*** Raw data

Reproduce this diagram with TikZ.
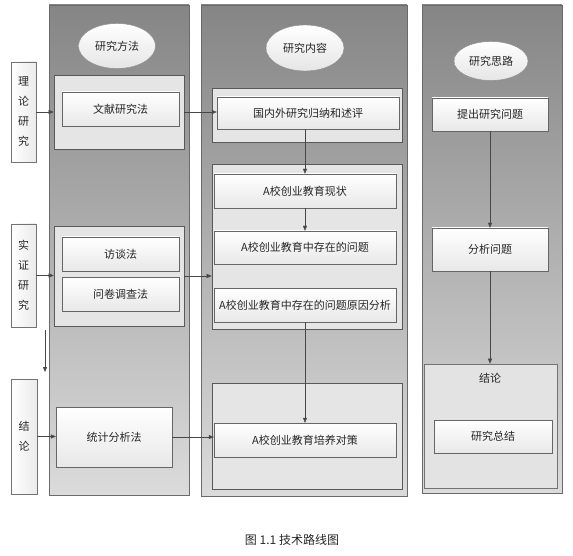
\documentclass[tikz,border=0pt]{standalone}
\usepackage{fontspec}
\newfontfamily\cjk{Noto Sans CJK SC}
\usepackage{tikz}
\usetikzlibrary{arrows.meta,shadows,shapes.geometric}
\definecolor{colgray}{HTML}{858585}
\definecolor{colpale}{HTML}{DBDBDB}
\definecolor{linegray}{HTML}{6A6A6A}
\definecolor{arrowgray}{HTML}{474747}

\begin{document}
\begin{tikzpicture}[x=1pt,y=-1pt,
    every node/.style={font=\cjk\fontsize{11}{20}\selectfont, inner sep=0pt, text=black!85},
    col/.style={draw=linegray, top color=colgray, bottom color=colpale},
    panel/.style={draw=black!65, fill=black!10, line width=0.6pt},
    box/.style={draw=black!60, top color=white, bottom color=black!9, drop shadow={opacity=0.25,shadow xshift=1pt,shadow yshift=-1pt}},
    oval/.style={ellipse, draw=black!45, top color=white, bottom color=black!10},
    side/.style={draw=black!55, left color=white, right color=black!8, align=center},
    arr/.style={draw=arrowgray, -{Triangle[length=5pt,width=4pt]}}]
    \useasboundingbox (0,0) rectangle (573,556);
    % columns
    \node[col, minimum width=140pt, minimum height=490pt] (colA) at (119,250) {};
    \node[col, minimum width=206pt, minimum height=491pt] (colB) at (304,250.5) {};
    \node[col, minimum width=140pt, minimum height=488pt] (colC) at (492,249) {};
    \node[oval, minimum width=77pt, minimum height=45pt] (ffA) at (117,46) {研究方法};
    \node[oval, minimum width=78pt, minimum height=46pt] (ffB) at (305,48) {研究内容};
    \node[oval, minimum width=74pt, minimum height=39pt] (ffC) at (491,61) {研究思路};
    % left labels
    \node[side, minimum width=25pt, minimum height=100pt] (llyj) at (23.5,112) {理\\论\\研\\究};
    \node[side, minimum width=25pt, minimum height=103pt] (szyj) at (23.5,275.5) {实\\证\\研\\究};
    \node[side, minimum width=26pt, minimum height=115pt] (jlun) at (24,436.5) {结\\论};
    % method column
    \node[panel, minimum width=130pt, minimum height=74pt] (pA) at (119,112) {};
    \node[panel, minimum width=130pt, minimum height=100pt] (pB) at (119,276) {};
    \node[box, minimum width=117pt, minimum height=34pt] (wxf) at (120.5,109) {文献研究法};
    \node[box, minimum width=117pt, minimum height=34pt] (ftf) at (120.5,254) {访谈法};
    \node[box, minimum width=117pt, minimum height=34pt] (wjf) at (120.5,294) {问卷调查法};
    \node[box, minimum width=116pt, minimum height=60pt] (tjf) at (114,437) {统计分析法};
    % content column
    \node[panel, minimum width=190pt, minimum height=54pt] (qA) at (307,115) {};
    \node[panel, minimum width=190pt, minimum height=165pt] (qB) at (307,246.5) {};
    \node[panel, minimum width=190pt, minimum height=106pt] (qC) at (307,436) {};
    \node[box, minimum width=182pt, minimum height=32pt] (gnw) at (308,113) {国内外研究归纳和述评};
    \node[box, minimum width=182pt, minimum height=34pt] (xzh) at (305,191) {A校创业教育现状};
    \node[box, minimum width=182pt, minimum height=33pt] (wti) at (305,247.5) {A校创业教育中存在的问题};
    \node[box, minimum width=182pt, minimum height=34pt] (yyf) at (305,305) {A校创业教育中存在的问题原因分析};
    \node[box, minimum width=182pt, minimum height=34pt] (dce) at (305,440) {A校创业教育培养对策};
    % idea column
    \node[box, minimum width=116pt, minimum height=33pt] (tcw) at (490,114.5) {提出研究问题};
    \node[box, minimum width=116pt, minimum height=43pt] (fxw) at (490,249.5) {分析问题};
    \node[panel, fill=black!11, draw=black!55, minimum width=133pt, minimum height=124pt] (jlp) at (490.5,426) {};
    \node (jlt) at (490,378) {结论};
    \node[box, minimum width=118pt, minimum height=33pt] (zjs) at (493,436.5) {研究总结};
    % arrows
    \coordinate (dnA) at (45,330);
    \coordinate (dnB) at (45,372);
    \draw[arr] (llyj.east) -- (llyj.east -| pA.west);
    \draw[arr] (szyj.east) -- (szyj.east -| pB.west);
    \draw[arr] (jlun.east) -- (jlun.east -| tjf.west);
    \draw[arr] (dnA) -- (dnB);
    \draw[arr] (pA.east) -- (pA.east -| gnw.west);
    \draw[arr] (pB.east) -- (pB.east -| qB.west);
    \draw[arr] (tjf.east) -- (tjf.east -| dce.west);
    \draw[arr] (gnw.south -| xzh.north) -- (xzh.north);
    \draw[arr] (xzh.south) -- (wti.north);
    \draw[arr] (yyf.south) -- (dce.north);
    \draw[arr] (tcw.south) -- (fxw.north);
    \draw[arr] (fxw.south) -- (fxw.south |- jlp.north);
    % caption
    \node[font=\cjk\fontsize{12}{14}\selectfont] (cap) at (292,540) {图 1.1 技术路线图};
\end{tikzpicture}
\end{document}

******

Requirements:
Leave out the pictures and give the listing above again exactly.

Correct answer:
Reproduce this diagram with TikZ.
\documentclass[tikz,border=0pt]{standalone}
\usepackage{fontspec}
\newfontfamily\cjk{Noto Sans CJK SC}
\usepackage{tikz}
\usetikzlibrary{arrows.meta,shadows,shapes.geometric}
\definecolor{colgray}{HTML}{858585}
\definecolor{colpale}{HTML}{DBDBDB}
\definecolor{linegray}{HTML}{6A6A6A}
\definecolor{arrowgray}{HTML}{474747}

\begin{document}
\begin{tikzpicture}[x=1pt,y=-1pt,
    every node/.style={font=\cjk\fontsize{11}{20}\selectfont, inner sep=0pt, text=black!85},
    col/.style={draw=linegray, top color=colgray, bottom color=colpale},
    panel/.style={draw=black!65, fill=black!10, line width=0.6pt},
    box/.style={draw=black!60, top color=white, bottom color=black!9, drop shadow={opacity=0.25,shadow xshift=1pt,shadow yshift=-1pt}},
    oval/.style={ellipse, draw=black!45, top color=white, bottom color=black!10},
    side/.style={draw=black!55, left color=white, right color=black!8, align=center},
    arr/.style={draw=arrowgray, -{Triangle[length=5pt,width=4pt]}}]
    \useasboundingbox (0,0) rectangle (573,556);
    % columns
    \node[col, minimum width=140pt, minimum height=490pt] (colA) at (119,250) {};
    \node[col, minimum width=206pt, minimum height=491pt] (colB) at (304,250.5) {};
    \node[col, minimum width=140pt, minimum height=488pt] (colC) at (492,249) {};
    \node[oval, minimum width=77pt, minimum height=45pt] (ffA) at (117,46) {研究方法};
    \node[oval, minimum width=78pt, minimum height=46pt] (ffB) at (305,48) {研究内容};
    \node[oval, minimum width=74pt, minimum height=39pt] (ffC) at (491,61) {研究思路};
    % left labels
    \node[side, minimum width=25pt, minimum height=100pt] (llyj) at (23.5,112) {理\\论\\研\\究};
    \node[side, minimum width=25pt, minimum height=103pt] (szyj) at (23.5,275.5) {实\\证\\研\\究};
    \node[side, minimum width=26pt, minimum height=115pt] (jlun) at (24,436.5) {结\\论};
    % method column
    \node[panel, minimum width=130pt, minimum height=74pt] (pA) at (119,112) {};
    \node[panel, minimum width=130pt, minimum height=100pt] (pB) at (119,276) {};
    \node[box, minimum width=117pt, minimum height=34pt] (wxf) at (120.5,109) {文献研究法};
    \node[box, minimum width=117pt, minimum height=34pt] (ftf) at (120.5,254) {访谈法};
    \node[box, minimum width=117pt, minimum height=34pt] (wjf) at (120.5,294) {问卷调查法};
    \node[box, minimum width=116pt, minimum height=60pt] (tjf) at (114,437) {统计分析法};
    % content column
    \node[panel, minimum width=190pt, minimum height=54pt] (qA) at (307,115) {};
    \node[panel, minimum width=190pt, minimum height=165pt] (qB) at (307,246.5) {};
    \node[panel, minimum width=190pt, minimum height=106pt] (qC) at (307,436) {};
    \node[box, minimum width=182pt, minimum height=32pt] (gnw) at (308,113) {国内外研究归纳和述评};
    \node[box, minimum width=182pt, minimum height=34pt] (xzh) at (305,191) {A校创业教育现状};
    \node[box, minimum width=182pt, minimum height=33pt] (wti) at (305,247.5) {A校创业教育中存在的问题};
    \node[box, minimum width=182pt, minimum height=34pt] (yyf) at (305,305) {A校创业教育中存在的问题原因分析};
    \node[box, minimum width=182pt, minimum height=34pt] (dce) at (305,440) {A校创业教育培养对策};
    % idea column
    \node[box, minimum width=116pt, minimum height=33pt] (tcw) at (490,114.5) {提出研究问题};
    \node[box, minimum width=116pt, minimum height=43pt] (fxw) at (490,249.5) {分析问题};
    \node[panel, fill=black!11, draw=black!55, minimum width=133pt, minimum height=124pt] (jlp) at (490.5,426) {};
    \node (jlt) at (490,378) {结论};
    \node[box, minimum width=118pt, minimum height=33pt] (zjs) at (493,436.5) {研究总结};
    % arrows
    \coordinate (dnA) at (45,330);
    \coordinate (dnB) at (45,372);
    \draw[arr] (llyj.east) -- (llyj.east -| pA.west);
    \draw[arr] (szyj.east) -- (szyj.east -| pB.west);
    \draw[arr] (jlun.east) -- (jlun.east -| tjf.west);
    \draw[arr] (dnA) -- (dnB);
    \draw[arr] (pA.east) -- (pA.east -| gnw.west);
    \draw[arr] (pB.east) -- (pB.east -| qB.west);
    \draw[arr] (tjf.east) -- (tjf.east -| dce.west);
    \draw[arr] (gnw.south -| xzh.north) -- (xzh.north);
    \draw[arr] (xzh.south) -- (wti.north);
    \draw[arr] (yyf.south) -- (dce.north);
    \draw[arr] (tcw.south) -- (fxw.north);
    \draw[arr] (fxw.south) -- (fxw.south |- jlp.north);
    % caption
    \node[font=\cjk\fontsize{12}{14}\selectfont] (cap) at (292,540) {图 1.1 技术路线图};
\end{tikzpicture}
\end{document}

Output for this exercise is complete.